Tom Bill, head of UK residential research at Knight Frank, said: “Since November, ten weeks of recovery in the UK housing market have been followed by ten weeks of drift. Mixed signals around inflation, rising supply and a wave of people rolling off sub-2% fixed-rate mortgages agreed in early 2022 mean the direction of travel for the property market is currently sideways.
“Once a rate cut appears firmly on the horizon and more mortgage rates start with a 3, we expect stronger demand to push UK prices 3% higher this year.”
Nathan Emerson CEO at Propertymark comments: “Spring tends to be one of the busiest times of the year for the housing market, and with inflation falling and interest rates remaining static, homebuyers have adjusted to the latest market conditions.
“This should result in a surge of new buyers, sellers, and properties coming to the market as the year progresses. This was reflected in Propertymark’s latest Housing Insight Report, which found that there has been an 18 per cent increase in the number of new properties coming to the market.
“However if inflation continues to drop to pre-pandemic levels, Propertymark is hopeful that interest rates will also start to fall, and the whirlwind of economic turbulence will finally settle for everyone once again.”
Matt Thompson, head of sales at Chestertons, says: “In March, the property market witnessed steady demand from buyers although some house hunters decided to pause their search in the hope for major incentives to be announced in the Spring Budget.

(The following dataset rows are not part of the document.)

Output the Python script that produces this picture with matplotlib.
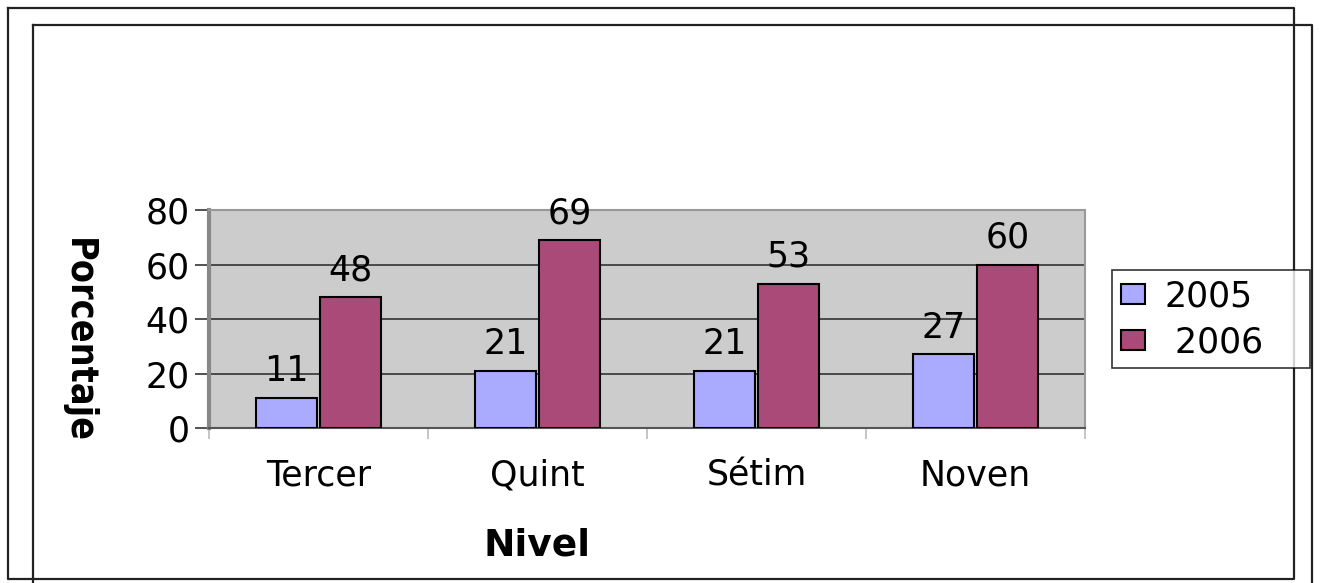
import matplotlib
matplotlib.use('Agg')
import matplotlib.pyplot as plt
from matplotlib.lines import Line2D
from matplotlib.patches import Patch
import numpy as np

niveles = ['Tercer', 'Quint', 'Sétim', 'Noven']
anio_2005 = [11, 21, 21, 27]
anio_2006 = [48, 69, 53, 60]
series_labels = ['2005', ' 2006']
y_ticks = [0, 20, 40, 60, 80]

plt.rcParams['font.family'] = ['DejaVu Sans']

W, H = 1323, 583
fig = plt.figure(figsize=(W / 100, H / 100), dpi=100)

def fx(px):
    return px / W

def fy(py):
    return 1 - py / H

# outer frames
fig.add_artist(Line2D([fx(8), fx(1294), fx(1294), fx(8), fx(8)],
                      [fy(8), fy(8), fy(579), fy(579), fy(8)],
                      color='#222222', lw=1.6))
fig.add_artist(Line2D([fx(33), fx(33)], [fy(25), 0], color='#222222', lw=1.6))
fig.add_artist(Line2D([fx(33), fx(1312), fx(1312)], [fy(25), fy(25), 0],
                      color='#222222', lw=1.6))

ax = fig.add_axes([fx(209), fy(428), fx(1085) - fx(209), fy(210) - fy(428)])
ax.set_facecolor('#CCCCCC')

x = np.arange(len(niveles))
w = 0.28
off = 0.147
b1 = ax.bar(x - off, anio_2005, w, color='#AAAAFF', edgecolor='black', lw=1.5, zorder=3)
b2 = ax.bar(x + off, anio_2006, w, color='#AA4A78', edgecolor='black', lw=1.5, zorder=3)

for bars, vals in ((b1, anio_2005), (b2, anio_2006)):
    for r, v in zip(bars, vals):
        ax.annotate(str(v), (r.get_x() + r.get_width() / 2, v), xytext=(0, 7),
                    textcoords='offset points', ha='center', va='bottom',
                    fontsize=25, zorder=4)

ax.set_xlim(-0.5, 3.5)
ax.set_ylim(0, 80)
ax.set_yticks(y_ticks)
ax.tick_params(axis='y', labelsize=25, length=10, width=1.2, color='#333333', pad=4)
ax.yaxis.grid(True, color='#333333', lw=1.2, zorder=1)
ax.set_axisbelow(True)

ax.set_xticks(x)
ax.set_xticklabels(niveles, fontsize=25)
ax.tick_params(axis='x', length=0, pad=22)
ax.set_xticks(np.arange(-0.5, 4, 1), minor=True)
ax.tick_params(axis='x', which='minor', length=8, color='#BBBBBB', width=1.2)

for s in ('top', 'right'):
    ax.spines[s].set_color('#999999')
    ax.spines[s].set_linewidth(1.5)
ax.spines['left'].set_color('#888888')
ax.spines['left'].set_linewidth(3)
ax.spines['bottom'].set_color('#555555')
ax.spines['bottom'].set_linewidth(1.5)

fig.text(fx(537), fy(545), 'Nivel', ha='center', va='center',
         fontsize=27, fontweight='bold')
fig.text(fx(78), fy(340), 'Porcentaje', rotation=270, ha='center', va='center',
         fontsize=27, fontweight='bold', fontstretch='condensed')

handles = [Patch(facecolor='#AAAAFF', edgecolor='black', lw=1.5),
           Patch(facecolor='#AA4A78', edgecolor='black', lw=1.5)]
leg = fig.legend(handles, series_labels, loc='upper left', mode='expand',
                 bbox_to_anchor=(fx(1112), fy(368), fx(1310) - fx(1112),
                                 fy(270) - fy(368)),
                 fontsize=25, frameon=True, fancybox=False, edgecolor='black',
                 handlelength=0.7, handleheight=0.5, handletextpad=0.55,
                 borderpad=0.26, labelspacing=0.35, borderaxespad=0)
leg.get_frame().set_linewidth(1.2)

fig.savefig('out.png', dpi=100)
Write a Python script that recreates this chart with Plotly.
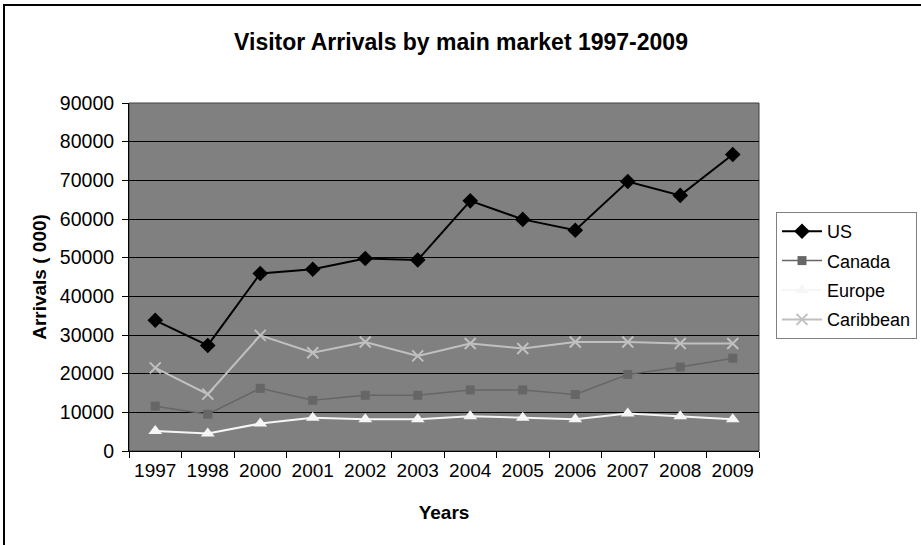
import plotly.graph_objects as go

years = ["1997", "1998", "2000", "2001", "2002", "2003", "2004", "2005", "2006", "2007", "2008", "2009"]
us = [33800, 27300, 45900, 47000, 49800, 49400, 64700, 59900, 57100, 69700, 66100, 76700]
canada = [11600, 9500, 16200, 13100, 14400, 14400, 15800, 15800, 14600, 19800, 21700, 24000]
europe = [5200, 4500, 7100, 8600, 8200, 8200, 9000, 8600, 8200, 9700, 9000, 8200]
caribbean = [21500, 14700, 29900, 25400, 28200, 24600, 27800, 26500, 28200, 28200, 27800, 27800]

yticks = [0, 10000, 20000, 30000, 40000, 50000, 60000, 70000, 80000, 90000]

FONT = "Liberation Sans, Arial, sans-serif"

W, H = 921, 545
# plot box in screen pixels
PX0, PX1, PY0, PY1 = 129, 759, 103, 451
L = PX0
T = PY0
R = W - PX1
B = H - PY1


def px(x):
    return (x - PX0) / (PX1 - PX0)


def py(y):
    return (PY1 - y) / (PY1 - PY0)


fig = go.Figure()
fig.add_trace(go.Scatter(x=years, y=us, name="US", mode="lines+markers", legendgroup="a",
                         line=dict(color="black", width=2),
                         marker=dict(symbol="diamond", size=12, color="black")))
fig.add_trace(go.Scatter(x=years, y=canada, name="Canada", mode="lines+markers", legendgroup="b",
                         line=dict(color="#666666", width=1.5),
                         marker=dict(symbol="square", size=9, color="#666666")))
fig.add_trace(go.Scatter(x=years, y=europe, name="Europe", mode="lines+markers", legendgroup="c",
                         line=dict(color="#f6f6f6", width=2),
                         marker=dict(symbol="triangle-up", size=12, color="#f6f6f6")))
fig.add_trace(go.Scatter(x=years, y=caribbean, name="Caribbean", mode="lines+markers", legendgroup="d",
                         line=dict(color="#c0c0c0", width=2),
                         marker=dict(symbol="x-thin-open", size=11, color="#c0c0c0",
                                     line=dict(color="#c0c0c0", width=2))))

fig.update_layout(
    width=W, height=H,
    margin=dict(l=L, r=R, t=T, b=B, autoexpand=False),
    paper_bgcolor="white",
    plot_bgcolor="#808080",
    font=dict(family=FONT, size=19, color="black"),
    title=dict(text="<b>Visitor Arrivals by main market 1997-2009</b>",
               x=px(461), xref="paper", xanchor="center",
               y=1 - 42 / H, yanchor="middle",
               font=dict(family=FONT, size=23, color="black")),
    showlegend=True,
    legend=dict(x=px(776), y=py(212), xanchor="left", yanchor="top",
                bgcolor="white", bordercolor="#808080", borderwidth=1,
                font=dict(family=FONT, size=18, color="black"),
                itemwidth=40,
                traceorder="grouped", tracegroupgap=3),
    xaxis=dict(type="category", categoryorder="array", categoryarray=years,
               tickmode="array", tickvals=years, ticktext=years,
               range=[-0.5, 11.5], tickangle=0,
               tickson="boundaries", ticks="outside", ticklen=6, tickcolor="black",
               showline=True, linecolor="black", linewidth=1,
               showgrid=False, tickfont=dict(size=19), ticklabelstandoff=2,
               title=dict(text="<b>Years</b>", standoff=25, font=dict(size=19))),
    yaxis=dict(range=[0, 90000], tickmode="array", tickvals=yticks,
               ticktext=[str(v) for v in yticks],
               ticks="outside", ticklen=6, tickcolor="black",
               showline=True, linecolor="black", linewidth=1,
               showgrid=True, gridcolor="black", gridwidth=1, zeroline=False,
               tickfont=dict(size=19.5), ticklabelstandoff=4,
               title=dict(text="<b>Arrivals ( 000)</b>", standoff=8, font=dict(size=19))),
    shapes=[
        dict(type="rect", xref="paper", yref="paper", x0=0, x1=1, y0=0, y1=1,
             line=dict(color="#404040", width=1), layer="below"),
        dict(type="rect", xref="paper", yref="paper",
             x0=px(4), x1=px(940), y0=py(5), y1=py(570),
             line=dict(color="black", width=2), fillcolor="rgba(0,0,0,0)", layer="below"),
    ],
)

fig.write_html("out.html", config={"displayModeBar": False},
               post_script="document.body.style.margin='0';")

As this wasn’t the case, the majority of these buyers have since resumed their property search.
“As a result, March concluded the first quarter of the year with a busy property market – particularly in the capital where demand continues to outstrip supply.”
Amy Reynolds, head of sales at Richmond estate agency Antony Roberts, says: “While it’s too early to say if there’s going to be a traditional post-Easter bounce for family houses, we have noticed flats are performing better than in a long time with an increase in first-time buyer activity, which is crucial for a healthy market.
“This is mostly down to the generosity of the Bank of Mum and Dad, as this rebound in first-time buyer activity would not have been likely without parental assistance, particularly in London and the southeast.
“However, not everyone has help with their deposit, which is why lender innovation, such as the recent launch of the 99 per cent mortgage by Accord, is so crucial in getting the market moving.”